The star magnolia starts it all in late March.
Then the fothergillas bloom in late April and into early May.
Then the pretty deutzias take over from mid May to June 1st. The blackhaw viburnum against the house blooms white in mid May, although so far it is not very profuse. At the same time as the deutzias, the styrax across the garden blooms, also very frilly and pretty from mid May to the first week of June.
The sourwood starts blooming in June and goes all summer. The little flowers are subtle and more noticed for their effect against the fall foliage than for their whiteness.
The stewartia blooms from mid June to the start of July, but so far it is sparse, and the little flowers are hard to see. At the same time the New Jersey Tea below it is in full creamy white flower.
And of course the 'Tardiva' hydrangea that anchors the end of the gravel garden is showy white in late summer.
There is also the simple fact that the gravel is shades of white and gray, and that is the visual center of the garden.
Is that too much white all season long?
It is broken up by the brief blooming of the intensely red buckeye in mid May when the deutzias and styrax are blooming -- that's a nice combination. I have been debating whether the buckeye fits in that spot, but now that I think about flowering, I'd like to keep it for contrast in spring.
And orange butterfly weed at the end of the garden adds color. The most contrast, though, comes from annuals and pots that I put in the gravel garden in summer.
In fall the area is ringed by brilliant foliage colors from the paperbark maple, the smokebush, the stewartia and the sourwood. The fothergillas are bright and the longer view from the trees around the yard is intense too. Purple asters and soft pink mums add zing. In fall this is a colorful garden.

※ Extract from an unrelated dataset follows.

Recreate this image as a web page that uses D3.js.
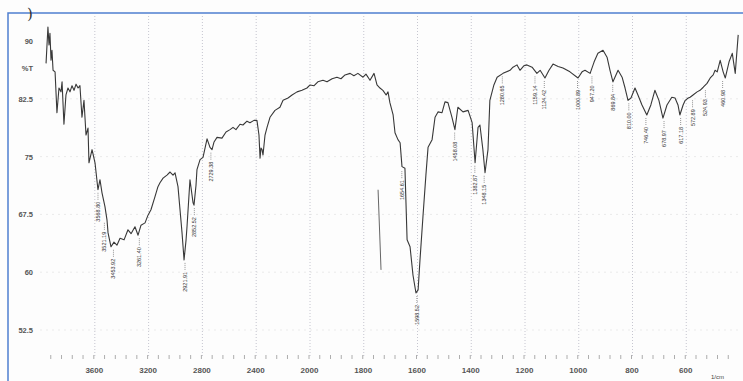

But as spring unfolds this year I need to pay special attention to the symphony of white blooms that plays out from April to summer all around the gravel garden. Especially as the new plants mature and there is more of it.
I don't think it will be too much white. The effects are subtle, the blooming goes on from early spring through summer, and there is a lot of hardscape, chairs, annuals and busyness going on here. So much white may actually be calming for this crowded area.